切片机制:(1)简单的按照文件的内容长度进行切片。(2)切片大小,默认等于Block大小。(3)切片时不考虑数据集整体,而是逐个针对每一个文件单独切片。
可以通过以下代码获取切片信息:
//获取切片的文件名称
String name = inputSplit.getPath().getName();
//根据文件类型获取切片信息
FileSplit inputSplit = (FileSplit) context.getInputSplit();
框架默认的TextInputFormat切片机制是对任务按文件规划切片,不管文件多小,都会是一个单独的切片,都会交给一个MapTask,这样如果有大量小文件,就会产生大量的MapTask,处理效率极其低下。CombineTextInputFormat切片用于小文件过多的场景,它可以将多个小文件从逻辑上规划到一个切片中。这样多个小文件就可以交给一个MapTask处理,从而提高处理效率。虚拟存储切片最大值设置最好根据实际的小文件大小情况来设置具体的值,设置方法如下:
CombineTextInputFormat.setMaxInputSplitSize(job, 4194304);//设置切片最大值为4M
切片机制:生成切片过程包括虚拟存储过程和切片过程两部分。
1、虚拟存储过程:将输入目录下所有文件大小,依次和设置的setMaxInputSplitSize值比较,如果不大于设置的最大值,逻辑上划分一个块。如果输入文件大于设置的最大值且大于两倍,那么以最大值切割一块;当剩余数据大小超过设置的最大值且不大于最大值2倍,此时将文件均分成2个虚拟存储块(防止出现太小切片)。
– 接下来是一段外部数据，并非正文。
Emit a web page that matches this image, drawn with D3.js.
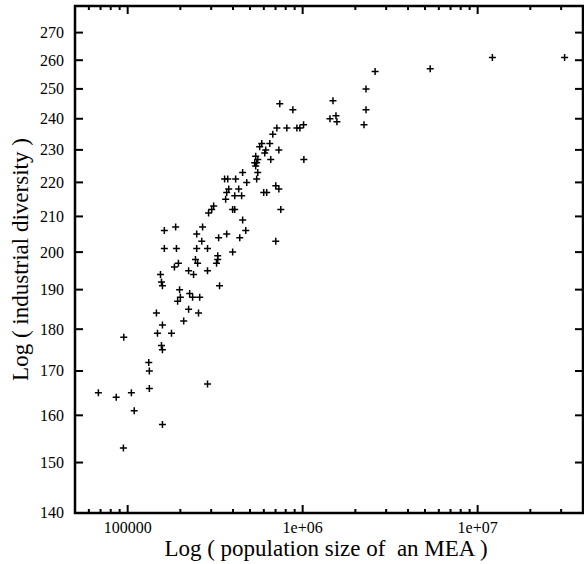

2、切片过程:判断虚拟存储的文件大小是否大于setMaxInputSplitSize值,大于等于则单独形成一个切片。如果不大于则跟下一个虚拟存储文件进行合并,共同形成一个切片。
FileInputFormat常见的接口实现类包括:TextInputFormat、KeyValueTextInputFormat、NLineInputFormat、CombineTextInputFormat和自定义InputFormat。
TextInputFormat是默认的FileInputFormat实现类。按照行读取每条记录。键是存储该行在整个文件中的起始字节偏移量,LongWritable类型。值是这行的内容,不包括任何行终止符,Text类型。
KeyValueTextInputFormat每一行均为一条记录,被分隔符分割为key,value。可以通过在驱动类中设置conf.set(KeyValueLineRecordReader.KEY_VALUE_SEPERATOR, "\t");来设定分隔符,默认分隔符为\t。此时的键是每行排在制表符之前的Text序列。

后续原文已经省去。